Moreover, social movements themselves are beginning to take on the challenge of conceptualising their own position relative to state-centric development. It has even been argued that intellectuals themselves (epitomised by the “global justice movement” which still takes the neoliberal Washington Consensus as its point of departure) are handicapped by their adherence to liberal intellectual constructs which have little relevance for the lived experiences of the poor (D’Souza 2011, 244); in this view, intellectuals are the ones holding back the progress of these social movements, perhaps by not going far enough in questioning the ideas and structures (e.g., “working class”) that inadequately fit marginalised groups or the channels by which these groups have sought to overcome their marginalisation.

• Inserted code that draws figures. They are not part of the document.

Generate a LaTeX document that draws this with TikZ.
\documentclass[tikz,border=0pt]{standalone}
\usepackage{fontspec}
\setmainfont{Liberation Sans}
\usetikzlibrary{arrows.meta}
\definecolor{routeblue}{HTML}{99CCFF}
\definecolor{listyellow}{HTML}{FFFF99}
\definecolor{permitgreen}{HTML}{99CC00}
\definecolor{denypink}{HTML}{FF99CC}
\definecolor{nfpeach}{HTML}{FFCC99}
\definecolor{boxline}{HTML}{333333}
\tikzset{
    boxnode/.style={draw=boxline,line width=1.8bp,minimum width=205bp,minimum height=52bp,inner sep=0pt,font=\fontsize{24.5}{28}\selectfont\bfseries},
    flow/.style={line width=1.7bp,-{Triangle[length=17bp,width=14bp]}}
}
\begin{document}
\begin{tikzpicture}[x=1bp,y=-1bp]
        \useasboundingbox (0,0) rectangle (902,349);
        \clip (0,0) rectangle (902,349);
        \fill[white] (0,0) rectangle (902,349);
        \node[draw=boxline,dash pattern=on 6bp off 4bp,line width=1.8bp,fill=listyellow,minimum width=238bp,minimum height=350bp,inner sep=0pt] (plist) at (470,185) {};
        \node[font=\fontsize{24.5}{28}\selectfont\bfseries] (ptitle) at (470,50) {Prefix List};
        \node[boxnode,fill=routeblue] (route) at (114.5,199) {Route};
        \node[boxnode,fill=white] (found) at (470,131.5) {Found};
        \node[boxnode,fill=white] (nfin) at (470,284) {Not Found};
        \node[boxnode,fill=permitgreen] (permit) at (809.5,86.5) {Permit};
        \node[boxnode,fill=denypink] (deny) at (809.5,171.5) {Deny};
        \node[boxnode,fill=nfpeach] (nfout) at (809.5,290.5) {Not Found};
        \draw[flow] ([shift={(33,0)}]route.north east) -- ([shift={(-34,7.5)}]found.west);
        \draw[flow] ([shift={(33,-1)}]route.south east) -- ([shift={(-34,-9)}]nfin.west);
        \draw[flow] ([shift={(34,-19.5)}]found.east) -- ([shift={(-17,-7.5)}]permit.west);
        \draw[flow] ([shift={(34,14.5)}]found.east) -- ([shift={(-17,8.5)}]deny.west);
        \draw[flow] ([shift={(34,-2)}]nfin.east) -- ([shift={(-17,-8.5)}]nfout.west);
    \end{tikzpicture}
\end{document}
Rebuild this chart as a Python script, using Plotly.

This view would maintain that if one is to utilise knowledge for social change, one has to be more critical about neoliberalism itself.

I think the difference in these two views arises from a difference between their internal paradigms. Social movement scholars who criticise their colleagues for working with positivist or “postpositivist” (Creswell 2007) theories often see it as their goal not just to produce knowledge, but knowledge useful to those who are being studied. I am not entirely certain, however, that working in an activist or participatory mode is conducive to producing either knowledge or social impact. (I do know from experience that working in marginal communities is very difficult due to asymmetries of power and resources; there can be a very dangerous, unrealistic expectation that your work will lead to improvements in their lives, yet academic work rarely if ever has that kind of impact. Even 35 years after Perlman’s seminal The Myth of Marginality, there still exist favelas in Rio.) Addressing ourselves to structural injustices that marginalise whole swathes of society may have a greater impact than attempting to fight, through one’s research, one particular case of injustice. That said, there is value to having both approaches critically evaluating each other.